EXHIBIT 10(dd)

                                                                  EXECUTION COPY

                     AMENDMENT NO. 1 TO EMPLOYMENT AGREEMENT

                  AMENDMENT NO. 1 TO EMPLOYMENT AGREEMENT between
PIONEER-STANDARD ELECTRONICS, INC., an Ohio corporation (the "Company"), and
STEVEN M. BILLICK ("Billick"), dated June 11, 2002, effective April 1, 2002.

                              W I T N E S S E T H:

                  WHEREAS, the Company and Billick are parties to that certain
Employment Agreement dated April 26, 2000, effective April 24, 2000 (the
"Agreement");

                  WHEREAS, the Agreement contains certain provisions, inter
alia, regarding the Company's and Billick's respective rights and obligations in
connection with a Change in Control (as such term is defined in the Agreement);

                  WHEREAS, the Company and Billick desire to amend the Agreement
to remove the provision enabling Billick to receive certain special Change in
Control benefits due to his voluntary termination without Good Reason during the
one-year period following a Change in Control, impose a "Good Reason" standard
for a voluntary termination during that period, modify the benefits and payments
to which Billick may become entitled in connection with a Change in Control, and
to make certain other modifications in connection therewith.
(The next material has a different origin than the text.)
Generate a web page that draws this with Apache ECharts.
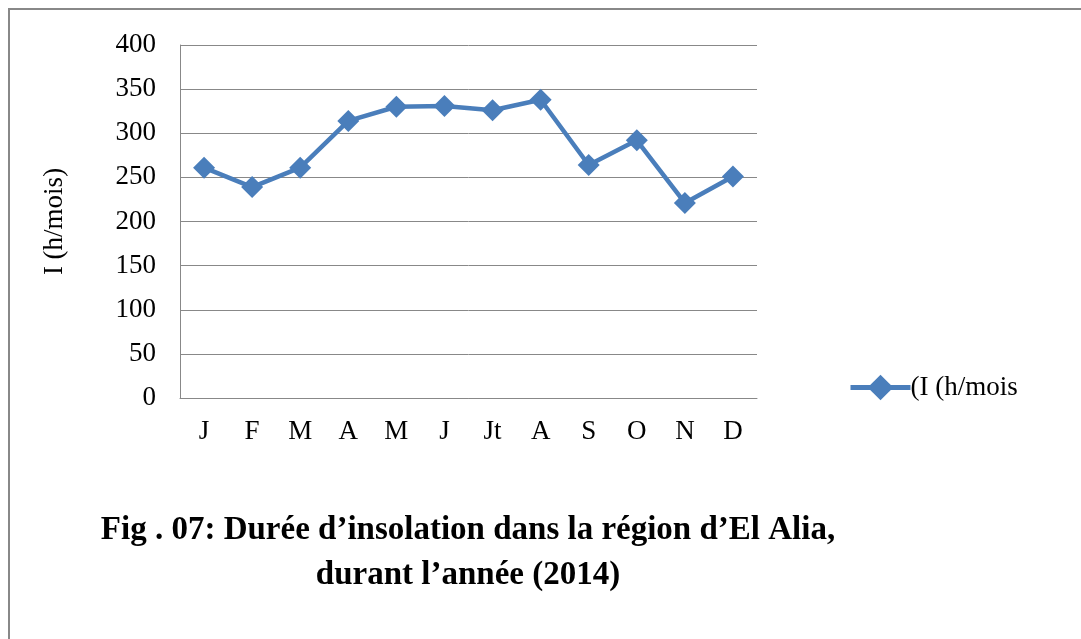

                  NOW, THEREFORE, the parties hereby agree that the Agreement is
hereby amended as follows effective April 1, 2002:

                  1.       Section 7.02 is hereby deleted, and the following is
hereby inserted in lieu thereof:

                  "7.02 Change in Control. If, during the one (1) year period
                  following a Change in Control of the Company as defined in
                  Section 15.02 hereof, Billick is discharged or voluntarily
                  terminates his employment for Good Reason as defined in
                  Section 15.03 hereof, there shall be paid or provided to
                  Billick, his dependents, beneficiaries and estate, as
                  liquidated damages or severance pay, or both, the following:

                           (a)      (i)     The base compensation provided for
                                            in Section  4.01(a)(i)  hereof for
                                            the month in which termination
                                            shall have occurred at the rate
                                            being paid at the time of
                                            termination; plus

                                    (ii)    An incentive cash bonus calculated
                                            based upon his earned incentive cash
                                            bonus under the Annual Incentive
                                            Plan for the then current fiscal
                                            year, pro rated for the then current
                                            fiscal year through his date of
                                            termination; plus



                                    (iii)   An amount equal to the product of
                                            twenty-four (24) times his monthly
                                            base salary at the rate being paid
                                            at the time of termination; plus

                                    (iv)    An amount equal to two (2) times his
                                            target incentive cash bonus under
                                            the Annual Incentive Plan for the
                                            then current fiscal year.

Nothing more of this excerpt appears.